La inercia es una propiedad que tienen todos los cuerpos. Una propiedad que provoca su bien conocida tendencia a mantener su estado de reposo o movimiento.
Según nos dice la física, la inercia puede ser mecánica y, también, térmica. En este segundo caso, la inercia se traduce en una determinada resistencia a modificar su temperatura.
De lo que no habla la física (y es normal que no lo haga, pues no es de su incumbencia) es de la inercia cerebral.
Este tipo de inercia es, normalmente, mucho más poderosa porque el tensor de inercia que debemos utilizar para calcularla de forma correcta es muy superior al de la física. Además, su resultado práctico viene condicionado por una fórmula metafísica, en la que la constante fundamental (P), por la que hay que multiplicar las otras magnitudes que influyen en el grado de resistencia al cambio, es equivalente al cuadrado de los prejuicios del individuo en cuestión.
La inercia del cerebro es tremenda. Pocas fuerzas de la naturaleza son tan potentes y, a su vez, tan nocivas para el ser humano.

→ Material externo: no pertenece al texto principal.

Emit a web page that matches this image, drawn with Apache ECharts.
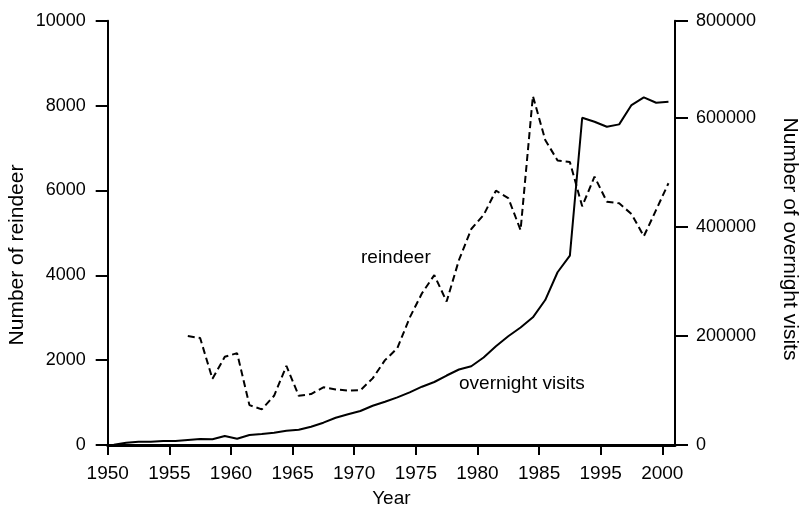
<!DOCTYPE html>
<html>
<head>
<meta charset="utf-8">
<script src="https://cdn.jsdelivr.net/npm/echarts@6/dist/echarts.min.js"></script>
<style>
html,body{margin:0;padding:0;background:#fff;}
#chart{width:800px;height:508px;}
</style>
</head>
<body>
<div id="chart"></div>
<script>
// Year of each observation (plotted at mid-year)
const years = [1950,1951,1952,1953,1954,1955,1956,1957,1958,1959,
               1960,1961,1962,1963,1964,1965,1966,1967,1968,1969,
               1970,1971,1972,1973,1974,1975,1976,1977,1978,1979,
               1980,1981,1982,1983,1984,1985,1986,1987,1988,1989,
               1990,1991,1992,1993,1994,1995];
// Number of reindeer (left axis)
const reindeer = [null,null,null,null,null,null,
               2570,2520,1560,2080,2165,940,840,1160,1865,1160,
               1200,1360,1310,1280,1290,1570,2000,2280,3000,3575,
               4005,3380,4360,5090,5420,5995,5820,5065,8225,7190,
               6705,6670,5625,6325,5735,5695,5445,4920,5540,6170];
// Number of overnight visits (right axis)
const visits = [500,4000,6000,6000,7300,7300,9200,11000,10500,16500,
               11500,18300,20200,22500,26200,28000,33500,40900,50000,56300,
               62300,72000,79400,87400,96600,106900,115500,127400,138400,144300,
               160400,181000,199300,215400,234100,265800,316800,347400,600000,592700,
               583500,587900,623300,637400,627500,629400];
// Axis ticks and their labels
const xTickValues = [1950,1955,1960,1965,1970,1975,1980,1985,1990,1995];
const xTickLabels = ['1950','1955','1960','1965','1970','1975','1980','1985','1995','2000'];
const leftTicks = [0,2000,4000,6000,8000,10000];
const rightTickValues = [0,200000,400000,600000,778000];
const rightTickLabels = ['0','200000','400000','600000','800000'];

const FONT = 'Liberation Sans, Arial, Helvetica, sans-serif';
const reindeerData = years.map((y,i)=>[y+0.5, reindeer[i]]);
const visitsData = years.map((y,i)=>[y+0.5, visits[i]]);

const chart = echarts.init(document.getElementById('chart'), null, {renderer:'canvas'});
chart.setOption({
  animation:false,
  backgroundColor:'#ffffff',
  grid:{left:107.7, right:125, top:20.7, bottom:63, containLabel:false, outerBoundsMode:'none'},
  xAxis:{
    type:'value', min:1950, max:1996.03,
    name:'Year', nameLocation:'middle', nameGap:44,
    nameTextStyle:{fontFamily:FONT, fontSize:19, color:'#000'},
    axisLine:{show:true, onZero:false, lineStyle:{color:'#000', width:3}},
    axisTick:{show:true, length:10, inside:false, customValues:xTickValues, lineStyle:{color:'#000', width:2}},
    axisLabel:{show:true, margin:19, fontFamily:FONT, fontSize:19, color:'#000',
      customValues:xTickValues,
      formatter:(v)=>{const i=xTickValues.indexOf(Math.round(v)); return i>=0?xTickLabels[i]:'';}},
    splitLine:{show:false}
  },
  yAxis:[{
    type:'value', position:'left', min:0, max:10000,
    axisLine:{show:true, lineStyle:{color:'#000', width:2}},
    axisTick:{show:true, length:12, customValues:leftTicks, lineStyle:{color:'#000', width:2}},
    axisLabel:{show:true, margin:22, fontFamily:FONT, fontSize:18, color:'#000', customValues:leftTicks,
      formatter:(v)=>String(v)},
    splitLine:{show:false}
  },{
    type:'value', position:'right', min:0, max:778000,
    axisLine:{show:true, lineStyle:{color:'#000', width:2}},
    axisTick:{show:true, length:13, customValues:rightTickValues, lineStyle:{color:'#000', width:2}},
    axisLabel:{show:true, margin:21, fontFamily:FONT, fontSize:18, color:'#000',
      customValues:rightTickValues,
      formatter:(v)=>{const i=rightTickValues.indexOf(v); return i>=0?rightTickLabels[i]:'';}},
    splitLine:{show:false}
  }],
  series:[{
    name:'reindeer', type:'line', yAxisIndex:0, data:reindeerData,
    showSymbol:false, symbol:'none', connectNulls:false,
    lineStyle:{color:'#000', width:2, type:[7,4]}
  },{
    name:'overnight visits', type:'line', yAxisIndex:1, data:visitsData,
    showSymbol:false, symbol:'none',
    lineStyle:{color:'#000', width:2, type:'solid'}
  }],
  graphic:[
    {type:'text', x:17, y:255, rotation:Math.PI/2,
      style:{text:'Number of reindeer', font:'21px '+FONT, fill:'#000', textAlign:'center', textVerticalAlign:'middle'}},
    {type:'text', x:790, y:239, rotation:-Math.PI/2,
      style:{text:'Number of overnight visits', font:'21px '+FONT, fill:'#000', textAlign:'center', textVerticalAlign:'middle'}},
    {type:'text', left:361, top:248, style:{text:'reindeer', font:'19px '+FONT, fill:'#000'}},
    {type:'text', left:459, top:374, style:{text:'overnight visits', font:'19px '+FONT, fill:'#000'}}
  ]
});
</script>
</body>
</html>
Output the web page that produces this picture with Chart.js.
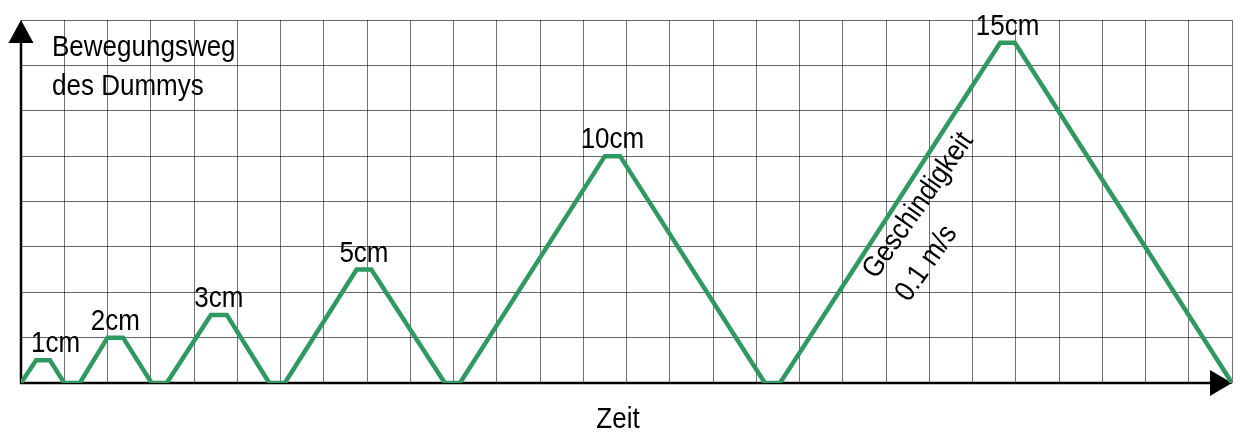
<!DOCTYPE html>
<html>
<head>
<meta charset="utf-8">
<script src="https://cdn.jsdelivr.net/npm/chart.js@4"></script>
<style>
  body { margin: 0; background: #fff; }
  .chart-container { width: 1240px; height: 435px; position: relative; }
</style>
</head>
<body>
<div class="chart-container"><canvas id="chart"></canvas></div>
<script>
// time (grid columns) and travelled distance (cm)
const timeValues = [0, 0.35, 0.67, 1.0, 1.36, 2.0, 2.36, 3.02, 3.37, 4.39, 4.76, 5.74, 6.1,
  7.76, 8.1, 9.8, 10.15, 13.5, 13.85, 17.2, 17.55, 22.64, 22.98, 28];
const distanceValues = [0, 1, 1, 0, 0, 2, 2, 0, 0, 3, 3, 0, 0,
  5, 5, 0, 0, 10, 10, 0, 0, 15, 15, 0];
// peak labels and the index of the first point of each peak plateau
const peakLabels = ['1cm', '2cm', '3cm', '5cm', '10cm', '15cm'];
const peakIndex = [1, 5, 9, 13, 17, 21];
const yAxisTitle = ['Bewegungsweg', 'des Dummys'];
const xAxisTitle = 'Zeit';
const speedNote = ['Geschindigkeit', '0.1 m/s'];
const xMax = 28, yMax = 16, yStep = 2;

const FONT = '26px "Liberation Sans", Arial, sans-serif';

// text in the picture is a bit taller than plain Arial
function tallText(ctx, text, x, y) {
  ctx.save();
  ctx.translate(x, y);
  ctx.scale(1, 1.12);
  ctx.fillText(text, 0, 0);
  ctx.restore();
}

const decorations = {
  id: 'decorations',
  beforeDatasetsDraw(chart) {
    const { ctx, chartArea: a } = chart;
    ctx.save();
    ctx.strokeStyle = '#000';
    ctx.fillStyle = '#000';
    ctx.lineWidth = 2.5;
    // y axis with arrow
    ctx.beginPath();
    ctx.moveTo(a.left, a.bottom + 1);
    ctx.lineTo(a.left, a.top + 20);
    ctx.stroke();
    ctx.beginPath();
    ctx.moveTo(a.left, a.top);
    ctx.lineTo(a.left - 12.5, a.top + 23);
    ctx.lineTo(a.left + 12.5, a.top + 23);
    ctx.closePath();
    ctx.fill();
    // x axis with arrow
    ctx.beginPath();
    ctx.moveTo(a.left - 1, a.bottom);
    ctx.lineTo(a.right - 20, a.bottom);
    ctx.stroke();
    ctx.beginPath();
    ctx.moveTo(a.right, a.bottom);
    ctx.lineTo(a.right - 22, a.bottom - 13);
    ctx.lineTo(a.right - 22, a.bottom + 13);
    ctx.closePath();
    ctx.fill();
    ctx.restore();
  },
  afterDatasetsDraw(chart) {
    const { ctx, chartArea: a, scales: { x, y } } = chart;
    ctx.save();
    ctx.fillStyle = '#000';
    ctx.font = FONT;
    ctx.textBaseline = 'alphabetic';

    ctx.textAlign = 'left';
    tallText(ctx, yAxisTitle[0], a.left + 31, a.top + 36);
    tallText(ctx, yAxisTitle[1], a.left + 31, a.top + 75);

    ctx.textAlign = 'center';
    tallText(ctx, xAxisTitle, 618, a.bottom + 45);

    peakLabels.forEach((label, i) => {
      const k = peakIndex[i];
      const mid = (x.getPixelForValue(timeValues[k]) + x.getPixelForValue(timeValues[k + 1])) / 2;
      const w = ctx.measureText(label).width;
      const px = Math.max(mid, a.left + w / 2 + 10);
      tallText(ctx, label, px, y.getPixelForValue(distanceValues[k]) - 8);
    });

    ctx.textAlign = 'left';
    ctx.translate(876, 280);
    ctx.rotate(-55 * Math.PI / 180);
    tallText(ctx, speedNote[0], 0, 0);
    tallText(ctx, speedNote[1], 0, 40);
    ctx.restore();
  }
};

new Chart(document.getElementById('chart').getContext('2d'), {
  type: 'line',
  data: {
    datasets: [{
      data: timeValues.map((t, i) => ({ x: t, y: distanceValues[i] })),
      borderColor: '#2f995f',
      borderWidth: 4.5,
      pointRadius: 0,
      tension: 0,
      fill: false
    }]
  },
  options: {
    responsive: true,
    maintainAspectRatio: false,
    animation: false,
    layout: { padding: { left: 21, right: 8, top: 20, bottom: 52 } },
    scales: {
      x: {
        type: 'linear',
        min: 0,
        max: xMax,
        border: { display: false },
        ticks: { display: false, stepSize: 1 },
        grid: { color: 'rgba(0, 0, 0, 0.55)', lineWidth: 1, drawTicks: false }
      },
      y: {
        min: 0,
        max: yMax,
        border: { display: false },
        ticks: { display: false, stepSize: yStep },
        grid: { color: 'rgba(0, 0, 0, 0.6)', lineWidth: 1, drawTicks: false }
      }
    },
    plugins: {
      legend: { display: false },
      tooltip: { enabled: false }
    }
  },
  plugins: [decorations]
});
</script>
</body>
</html>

Cuando la temperatura es alta y la masa cerebral reducida, sus efectos son muy dañinos. Y si entran en juego ciertos intereses personales que suelen ofuscar la razón (distanciándola de lo verdaderamente importante y acercándola, en consecuencia, a lo superfluo y pasajero) el efecto final puede ser catastrófico, porque la fuerza necesaria para modificar la inercia cerebral tendría que ser de una potencia descomunal.

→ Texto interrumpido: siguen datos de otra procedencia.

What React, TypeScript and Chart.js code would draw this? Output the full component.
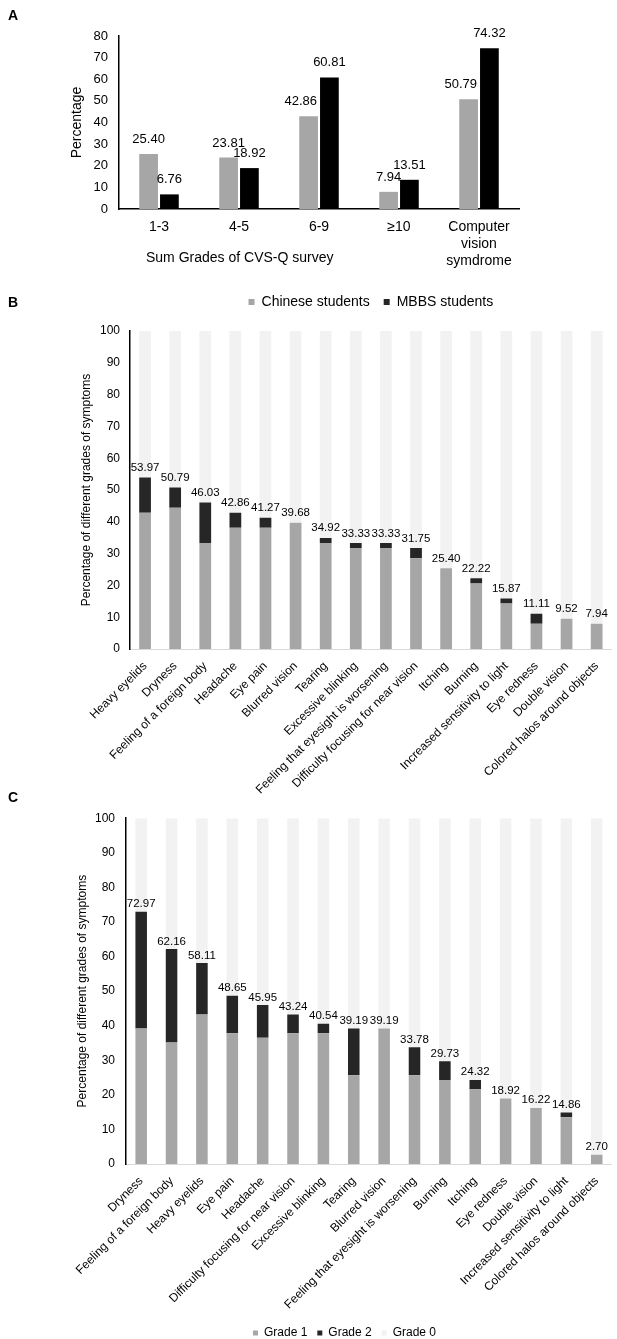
import React, { useEffect, useRef } from 'react';
import { Chart, registerables } from 'chart.js';

Chart.register(...registerables);

const FONT = "'Liberation Sans', Arial, Helvetica, sans-serif";
Chart.defaults.font.family = FONT;
Chart.defaults.color = '#000';

// ---------- Panel A ----------
const gradeCategories: (string | string[])[] = ['1-3', '4-5', '6-9', '≥10', ['Computer', 'vision', 'symdrome']];
const chineseSum = [25.4, 23.81, 42.86, 7.94, 50.79];
const mbbsSum = [6.76, 18.92, 60.81, 13.51, 74.32];

// ---------- Panel B (Chinese students) ----------
const symptomsB = [
  'Heavy eyelids', 'Dryness', 'Feeling of a foreign body', 'Headache', 'Eye pain', 'Blurred vision',
  'Tearing', 'Excessive blinking', 'Feeling that eyesight is worsening', 'Difficulty focusing for near vision',
  'Itching', 'Burning', 'Increased sensitivity to light', 'Eye redness', 'Double vision', 'Colored halos around objects',
];
const totalB = [53.97, 50.79, 46.03, 42.86, 41.27, 39.68, 34.92, 33.33, 33.33, 31.75, 25.4, 22.22, 15.87, 11.11, 9.52, 7.94];
const grade1B = [42.86, 44.44, 33.33, 38.1, 38.1, 39.68, 33.33, 31.75, 31.75, 28.57, 25.4, 20.63, 14.29, 7.94, 9.52, 7.94];

// ---------- Panel C (MBBS students) ----------
const symptomsC = [
  'Dryness', 'Feeling of a foreign body', 'Heavy eyelids', 'Eye pain', 'Headache', 'Difficulty focusing for near vision',
  'Excessive blinking', 'Tearing', 'Blurred vision', 'Feeling that eyesight is worsening', 'Burning', 'Itching',
  'Eye redness', 'Double vision', 'Increased sensitivity to light', 'Colored halos around objects',
];
const totalC = [72.97, 62.16, 58.11, 48.65, 45.95, 43.24, 40.54, 39.19, 39.19, 33.78, 29.73, 24.32, 18.92, 16.22, 14.86, 2.7];
const grade1C = [39.19, 35.14, 43.24, 37.84, 36.49, 37.84, 37.84, 25.68, 39.19, 25.68, 24.32, 21.62, 18.92, 16.22, 13.51, 2.7];

const minus = (a: number[], b: number[]) => a.map((v, i) => +(v - b[i]).toFixed(2));
const rest = (a: number[]) => a.map((v) => +(100 - v).toFixed(2));

const GREY = '#a6a6a6';
const DARK = '#262626';
const LIGHT = '#f2f2f2';

// value labels above clustered bars; a grey label that would run into the taller
// neighbouring black bar is nudged to the left of it (as the spreadsheet does)
function groupLabels(values: number[][], size: number, gap: number) {
  return {
    id: 'groupLabels',
    afterDatasetsDraw(chart: any) {
      const ctx = chart.ctx;
      ctx.save();
      ctx.font = `${size}px ${FONT}`;
      ctx.fillStyle = '#000';
      ctx.textAlign = 'center';
      ctx.textBaseline = 'alphabetic';
      const m0 = chart.getDatasetMeta(0);
      const m1 = chart.getDatasetMeta(1);
      values.forEach((vals, di) => {
        const meta = chart.getDatasetMeta(di);
        meta.data.forEach((el: any, j: number) => {
          const text = vals[j].toFixed(2);
          let x = el.x;
          const y = el.y - gap;
          if (di === 0) {
            const nb = m1.data[j];
            const w = ctx.measureText(text).width;
            const mid = y - size * 0.38;
            if (nb && nb.y < mid) {
              const limit = nb.x - nb.width / 2 - 3 - w / 2;
              if (x > limit) x = limit;
            }
          }
          ctx.fillText(text, x, y);
        });
      });
      void m0;
      ctx.restore();
    },
  };
}

function stackLabels(totals: number[], topIndex: number, size: number, gap: number) {
  return {
    id: 'stackLabels',
    afterDatasetsDraw(chart: any) {
      const ctx = chart.ctx;
      ctx.save();
      ctx.font = `${size}px ${FONT}`;
      ctx.fillStyle = '#000';
      ctx.textAlign = 'center';
      ctx.textBaseline = 'alphabetic';
      const meta = chart.getDatasetMeta(topIndex);
      meta.data.forEach((el: any, j: number) => {
        ctx.fillText(totals[j].toFixed(2), el.x, el.y - gap);
      });
      ctx.restore();
    },
  };
}

function legendFit(delta: number) {
  return {
    id: 'legendFit',
    beforeLayout(chart: any) {
      const lg = chart.legend;
      if (lg && !lg.__patched) {
        const orig = lg.fit;
        lg.fit = function () {
          orig.call(this);
          this.height += delta;
        };
        lg.__patched = true;
      }
    },
  };
}

function configA(): any {
  return {
    type: 'bar',
    data: {
      labels: gradeCategories,
      datasets: [
        { label: 'Chinese students', data: chineseSum, backgroundColor: GREY, borderWidth: 0, categoryPercentage: 0.52, barPercentage: 0.9 },
        { label: 'MBBS students', data: mbbsSum, backgroundColor: '#000000', borderWidth: 0, categoryPercentage: 0.52, barPercentage: 0.9 },
      ],
    },
    options: {
      animation: false,
      responsive: true,
      maintainAspectRatio: false,
      layout: { padding: { top: 36, right: 98, left: 0, bottom: 0 } },
      plugins: { legend: { display: false }, tooltip: { enabled: false } },
      scales: {
        x: {
          grid: { display: false, drawTicks: false },
          border: { display: true, color: '#000', width: 1.5 },
          ticks: { font: { size: 14 }, color: '#000', padding: 10, maxRotation: 0, autoSkip: false },
          afterFit: (s: any) => { s.height = 66; },
        },
        y: {
          min: 0,
          max: 80,
          ticks: { stepSize: 10, font: { size: 13 }, color: '#000', padding: 11 },
          grid: { display: false, drawTicks: false },
          border: { display: true, color: '#000', width: 1.5 },
          title: { display: true, text: 'Percentage', font: { size: 14 }, color: '#000', padding: { top: 68.6, bottom: 0 } },
          afterFit: (s: any) => { s.width = 119; },
        },
      },
    },
    plugins: [groupLabels([chineseSum, mbbsSum], 13, 11)],
  };
}

function stackedConfig(opts: {
  labels: string[];
  names: string[];
  totals: number[];
  grade1: number[];
  yWidth: number;
  xHeight: number;
  padding: any;
  titlePad: number;
  tickPad: number;
  legend: any;
  legendDelta: number;
  labelGap: number;
  barPct: number;
}): any {
  const grade2 = minus(opts.totals, opts.grade1);
  const grade0 = rest(opts.totals);
  const ds = (label: string, data: number[], color: string) => ({
    label,
    data,
    backgroundColor: color,
    borderWidth: 0,
    barPercentage: opts.barPct,
    categoryPercentage: 1,
  });
  return {
    type: 'bar',
    data: {
      labels: opts.labels,
      datasets: [
        ds(opts.names[0], opts.grade1, GREY),
        ds(opts.names[1], grade2, DARK),
        ds(opts.names[2], grade0, LIGHT),
      ],
    },
    options: {
      animation: false,
      responsive: true,
      maintainAspectRatio: false,
      layout: { padding: opts.padding },
      plugins: { legend: opts.legend, tooltip: { enabled: false } },
      scales: {
        x: {
          stacked: true,
          grid: { display: false, drawTicks: false },
          border: { display: true, color: '#d9d9d9', width: 1 },
          ticks: { font: { size: 12 }, color: '#000', padding: 10, minRotation: 45, maxRotation: 45, autoSkip: false },
          afterFit: (s: any) => { s.height = opts.xHeight; },
        },
        y: {
          stacked: true,
          min: 0,
          max: 100,
          ticks: { stepSize: 10, font: { size: 12 }, color: '#000', padding: opts.tickPad },
          grid: { display: false, drawTicks: false },
          border: { display: true, color: '#000', width: 1.5 },
          title: {
            display: true,
            text: 'Percentage of different grades of symptoms',
            font: { size: 12 },
            color: '#000',
            padding: { top: opts.titlePad, bottom: 0 },
          },
          afterFit: (s: any) => { s.width = opts.yWidth; },
        },
      },
    },
    plugins: [stackLabels(opts.totals, 1, 11.5, opts.labelGap), legendFit(opts.legendDelta)],
  };
}

function configB(): any {
  return stackedConfig({
    labels: symptomsB,
    names: ['Chinese students', 'MBBS students', 'Grade 0'],
    totals: totalB,
    grade1: grade1B,
    yWidth: 130,
    xHeight: 151,
    padding: { top: 1, left: 0, right: 1, bottom: 0 },
    titlePad: 79.8,
    tickPad: 10,
    legend: {
      display: true,
      position: 'top',
      fullSize: false,
      labels: {
        font: { size: 14 },
        color: '#000',
        boxWidth: 6,
        boxHeight: 6,
        padding: 14,
        filter: (item: any) => item.datasetIndex !== 2,
      },
    },
    legendDelta: 12,
    labelGap: 6.5,
    barPct: 0.39,
  });
}

function configC(): any {
  return stackedConfig({
    labels: symptomsC,
    names: ['Grade 1', 'Grade 2', 'Grade 0'],
    totals: totalC,
    grade1: grade1C,
    yWidth: 51,
    xHeight: 153,
    padding: { top: 10, left: 75, right: 3, bottom: 0 },
    titlePad: 0.8,
    tickPad: 11,
    legend: {
      display: true,
      position: 'bottom',
      fullSize: true,
      labels: { font: { size: 12 }, color: '#000', boxWidth: 5, boxHeight: 5, padding: 10 },
    },
    legendDelta: -10,
    labelGap: 4.5,
    barPct: 0.38,
  });
}

function ChartBox({ top, height, make }: { top: number; height: number; make: () => any }) {
  const ref = useRef<HTMLCanvasElement | null>(null);
  useEffect(() => {
    if (!ref.current) return;
    const chart = new Chart(ref.current, make());
    return () => chart.destroy();
  }, []);
  return (
    <div style={{ position: 'absolute', left: 0, top, width: 617, height }}>
      <canvas ref={ref} />
    </div>
  );
}

const letterStyle: React.CSSProperties = {
  position: 'absolute',
  left: 8,
  fontFamily: FONT,
  fontWeight: 'bold',
  fontSize: 14,
  lineHeight: '16px',
  color: '#000',
};

export default function App() {
  return (
    <div style={{ position: 'absolute', left: 0, top: 0, width: 617, height: 1339, overflow: 'hidden', background: '#fff' }}>
      <ChartBox top={0} height={275} make={configA} />
      <ChartBox top={280} height={520} make={configB} />
      <ChartBox top={800} height={539} make={configC} />
      <div style={{ ...letterStyle, top: 7 }}>A</div>
      <div style={{ ...letterStyle, top: 294 }}>B</div>
      <div style={{ ...letterStyle, top: 789 }}>C</div>
      <div
        style={{
          position: 'absolute',
          left: 146,
          top: 249,
          fontFamily: FONT,
          fontSize: 14,
          lineHeight: '16px',
          color: '#000',
          whiteSpace: 'nowrap',
        }}
      >
        Sum Grades of CVS-Q survey
      </div>
    </div>
  );
}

Y, claro está, la cantidad de energía que se precisa para generar una fuerza anímica de tal intensidad suele superar a la acumulada por quienes tratan de conseguirlo.
La inercia mental (también se llama de esta forma) produce tristeza y desencanto a los que la observan desde fuera. Y como su resistencia al cambio es inversamente proporcional al sentido común y al buen juicio, nada bueno suele resultar de sus consecuencias.
Yo he visto a personas con la mente tan paralizada por los prejuicios que se encuentran, materialmente, impedidas para poner en marcha su cerebro y razonar hasta comprender que las cosas no son como las construye la superstición o la ignorancia, sino como la lógica y el conocimiento de la realidad determinan.
Pero también he visto lo contrario: mentes aceleradas por la ira, el odio y la soberbia, imparables, en su oscura y desenfrenada carrera, hasta por la más clara y meridiana luz de la razón.
Unas y otras son buenos ejemplos (buenos como lo que son, ejemplos, pero malos en sí mismos, desde luego) de los efectos de la inercia cerebral. Una inercia metafísica que hay que romper si queremos movernos mental y emocionalmente dentro de la dimensión de la sensatez y, en último término, de lo que es mejor para nosotros mismos y para quienes nos rodean.